● Written task
Write out, word for word, the first line of the data below and every line after it through the one containing "epochs = list(range(11))".

## start Data block

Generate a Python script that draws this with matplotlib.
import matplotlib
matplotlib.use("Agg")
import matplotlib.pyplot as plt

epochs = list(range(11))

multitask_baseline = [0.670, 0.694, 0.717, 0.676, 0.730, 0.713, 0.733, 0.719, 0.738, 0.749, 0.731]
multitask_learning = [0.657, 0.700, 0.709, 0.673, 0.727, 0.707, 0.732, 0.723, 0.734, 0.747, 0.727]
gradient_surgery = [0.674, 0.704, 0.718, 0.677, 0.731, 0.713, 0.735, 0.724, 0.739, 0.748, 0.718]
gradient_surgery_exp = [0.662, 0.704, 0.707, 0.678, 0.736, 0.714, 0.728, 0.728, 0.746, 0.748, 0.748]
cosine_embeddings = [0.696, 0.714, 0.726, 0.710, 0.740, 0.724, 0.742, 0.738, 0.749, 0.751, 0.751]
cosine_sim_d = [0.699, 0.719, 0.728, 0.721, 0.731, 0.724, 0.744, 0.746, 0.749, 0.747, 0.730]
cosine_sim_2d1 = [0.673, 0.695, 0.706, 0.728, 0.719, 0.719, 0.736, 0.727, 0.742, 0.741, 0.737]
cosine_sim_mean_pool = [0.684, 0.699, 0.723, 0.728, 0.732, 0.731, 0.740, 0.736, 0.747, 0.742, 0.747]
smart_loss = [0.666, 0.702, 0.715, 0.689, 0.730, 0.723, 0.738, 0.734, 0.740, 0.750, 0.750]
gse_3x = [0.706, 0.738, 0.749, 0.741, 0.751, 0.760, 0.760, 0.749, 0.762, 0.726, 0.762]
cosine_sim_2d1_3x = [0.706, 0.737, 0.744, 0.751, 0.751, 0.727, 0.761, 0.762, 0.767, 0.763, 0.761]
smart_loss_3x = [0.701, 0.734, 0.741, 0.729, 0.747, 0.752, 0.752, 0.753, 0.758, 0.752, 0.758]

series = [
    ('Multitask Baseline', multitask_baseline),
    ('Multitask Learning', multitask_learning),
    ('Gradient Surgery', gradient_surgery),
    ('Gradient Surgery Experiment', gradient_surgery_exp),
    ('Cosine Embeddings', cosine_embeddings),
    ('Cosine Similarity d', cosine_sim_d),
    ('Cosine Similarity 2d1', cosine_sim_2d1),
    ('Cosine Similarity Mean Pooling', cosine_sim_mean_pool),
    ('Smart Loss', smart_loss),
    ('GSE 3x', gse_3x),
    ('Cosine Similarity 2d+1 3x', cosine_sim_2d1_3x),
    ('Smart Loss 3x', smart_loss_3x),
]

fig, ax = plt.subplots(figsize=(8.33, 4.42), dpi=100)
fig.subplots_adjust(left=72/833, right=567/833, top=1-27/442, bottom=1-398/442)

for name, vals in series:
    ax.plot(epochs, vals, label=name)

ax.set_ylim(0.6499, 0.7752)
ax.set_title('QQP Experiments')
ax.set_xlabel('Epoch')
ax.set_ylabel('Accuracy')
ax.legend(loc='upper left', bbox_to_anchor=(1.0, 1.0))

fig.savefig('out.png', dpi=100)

## end Data block

● Result
Generate a Python script that draws this with matplotlib.
import matplotlib
matplotlib.use("Agg")
import matplotlib.pyplot as plt

epochs = list(range(11))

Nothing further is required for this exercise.